One of the lesser-known, but equally important military vehicles used during World War II and beyond was the halftrack, a combination vehicle that had wheels in the front and tracks in the rear.
It was used by the Allies throughout WWII for many purposes, making it one of the more influential military vehicles in the war.
How Was The M3 Originally Developed?
The M3 halftrack was developed as a larger and more equipped version of the M2 Halftrack-car as an armored personnel carrier for use on the battlefield.
These military vehicles were equipped with an M2 browning machine gun and two M1919 machine guns on board and could transport up to a dozen troops in the rear, an increase of four from the original M2.
Improving on the development flaws of the M2 which was never approved for use in the field, the M3 eventually passed its testing by the U.S. Army in 1941 and put into active service soon thereafter.
What Were The Specs of an M3 Halftrack?
The M3 halftrack in its original design was over 20 feet in length and 7 feet in width, standing 7.5 feet high on its wheels and tracks.
The military vehicle had a gross weight of between 17,650 pounds unloaded, had a 60 gallon gas tank, and could travel 220 miles while fully loaded with twelve troops and a single driver.
The M3 was powered by a V-6 engine, built with ¼” thick armor that protected troops from small arms, and was later equipped with brackets for artillery rifles, storage beneath the seats for ammunition and rations, and racks on the outside of the vehicle for carrying land mines.

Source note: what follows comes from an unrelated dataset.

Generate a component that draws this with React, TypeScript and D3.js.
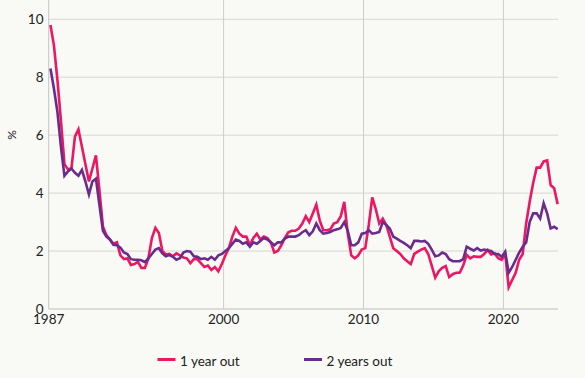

What Were Some Design Flaws?
Despite its poor turning radius, which was the main issue with it, the M3 was considered to be extremely reliable and mechanically sound, one of the more reliable of the World War II halftracks and military vehicles.
The other problem with the design was that it was open on top, providing no cover for those riding inside of it.

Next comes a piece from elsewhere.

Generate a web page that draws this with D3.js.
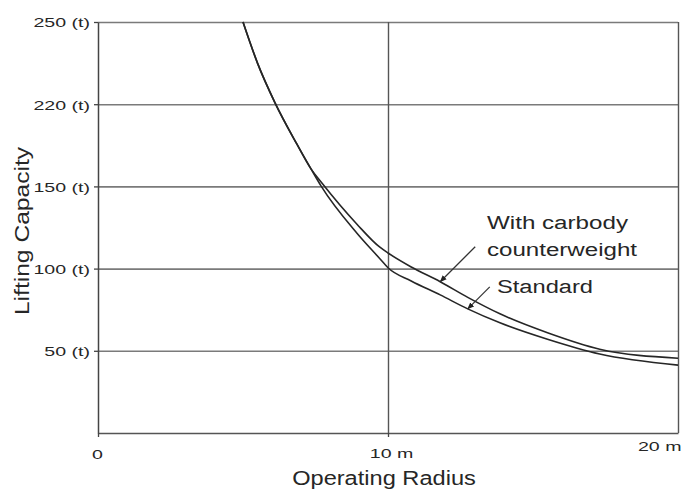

Referred to as “Purple Heart boxes” at one point in the war for their lack of overhead protection, it was eventually understood that due to their reliability, many troops were using the M3 in ways it was not approved for, resulting in the deaths of many of its passengers.
When used as intended, the U.S. military had great success with the M3, which went on to be the base design for more than twenty five variants as armored personnel carriers, self-propelled guns, anti-aircraft guns, and many other military vehicles.
From the battlefields of World War II, the M3 World War II halftrack would go on to be used throughout the west, the east, and even the middle-east, with the most recent variants still in use in the 1960s in Israel.